> _Your objective_: Quote the data exactly, first line to the line containing "ct = [0, 10, 20, 30, 40, 50]", with no pictures.

> _Stored data_:
▬▬▬
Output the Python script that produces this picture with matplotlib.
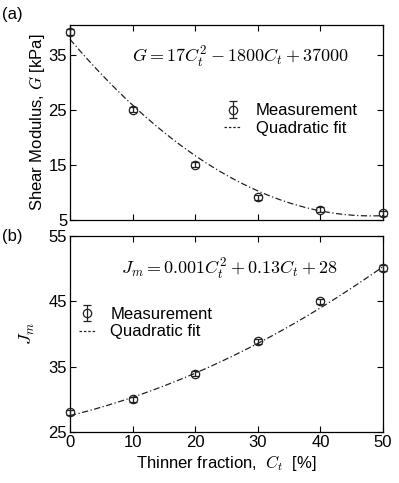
import numpy as np
import matplotlib.pyplot as plt
from matplotlib.lines import Line2D

plt.rcParams['font.family'] = ['Liberation Sans', 'DejaVu Sans']
plt.rcParams['mathtext.fontset'] = 'cm'

# thinner fraction [%]
ct = [0, 10, 20, 30, 40, 50]

# shear modulus [kPa] and error
G = [39.2, 25.1, 15.1, 9.1, 6.9, 6.2]
G_err = [0.5, 0.4, 0.4, 0.4, 0.4, 0.4]
# fit coefficients (c2, c1, c0)
G_fit = [0.0139, -1.337, 37.9]

# Jm and error
Jm = [28.0, 30.0, 33.9, 38.9, 45.0, 50.1]
Jm_err = [0.4, 0.4, 0.4, 0.4, 0.4, 0.4]
Jm_fit = [0.004367, 0.2377, 27.5]

fig = plt.figure(figsize=(3.99, 4.83), dpi=100)
ax1 = fig.add_axes([0.1754, 0.5445, 0.7845, 0.4037])
ax2 = fig.add_axes([0.1754, 0.1056, 0.7845, 0.4058])

xs = np.linspace(0, 50, 200)
fitstyle = (0, (5, 2, 1, 2))

handles = {}
for ax, y, yerr, coef in [(ax1, G, G_err, G_fit), (ax2, Jm, Jm_err, Jm_fit)]:
    eb = ax.errorbar(ct, y, yerr=yerr, fmt='o', mfc='none', mec='#222222', ecolor='#222222',
                     ms=6, mew=0.9, elinewidth=0.9, capsize=3, capthick=0.9,
                     clip_on=False, zorder=3)
    ax.plot(xs, np.polyval(coef, xs), ls=fitstyle, color='#222222', lw=0.9,
            clip_on=False)
    handles[ax] = eb
    ax.set_xlim(0, 50)
    ax.set_xticks([0, 10, 20, 30, 40, 50])
    ax.tick_params(direction='in', top=True, right=True, length=4, width=0.8,
                   labelsize=12, pad=2)
    for s in ax.spines.values():
        s.set_linewidth(0.9)

fit_proxy = Line2D([], [], color='#222222', lw=0.9, ls=(0, (2, 1.5)))

# panel (a)
ax1.set_ylim(5, 40.5)
ax1.set_yticks([5, 15, 25, 35])
ax1.tick_params(labelbottom=False)
ax1.set_ylabel('Shear Modulus, $G$ [kPa]', fontsize=12, labelpad=1)
ax1.text(0.545, 0.835, r'$G = 17C_t^2 - 1800C_t + 37000$', transform=ax1.transAxes,
         ha='center', va='center', fontsize=13)
ax1.legend([handles[ax1], fit_proxy], ['Measurement', 'Quadratic fit'],
           loc='center left', bbox_to_anchor=(0.445, 0.515), frameon=False,
           fontsize=12, handlelength=1.0, handletextpad=0.9, labelspacing=0.15)

# panel (b)
ax2.set_ylim(25, 55)
ax2.set_yticks([25, 35, 45, 55])
ax2.set_ylabel('$J_m$', fontsize=13, labelpad=8)
ax2.set_xlabel(r'Thinner fraction,  $C_t$  [%]', fontsize=12, labelpad=2)
ax2.text(0.508, 0.827, r'$J_m = 0.001C_t^2 + 0.13C_t + 28$', transform=ax2.transAxes,
         ha='center', va='center', fontsize=13)
ax2.legend([handles[ax2], fit_proxy], ['Measurement', 'Quadratic fit'],
           loc='center left', bbox_to_anchor=(-0.02, 0.555), frameon=False,
           fontsize=12, handlelength=1.0, handletextpad=0.9, labelspacing=0.15)

fig.text(0.005, 0.97, '(a)', fontsize=12, va='center')
fig.text(0.005, 0.51, '(b)', fontsize=12, va='center')

fig.savefig('out.png', dpi=100)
▬▬▬
> _Written solution_:
Output the Python script that produces this picture with matplotlib.
import numpy as np
import matplotlib.pyplot as plt
from matplotlib.lines import Line2D

plt.rcParams['font.family'] = ['Liberation Sans', 'DejaVu Sans']
plt.rcParams['mathtext.fontset'] = 'cm'

# thinner fraction [%]
ct = [0, 10, 20, 30, 40, 50]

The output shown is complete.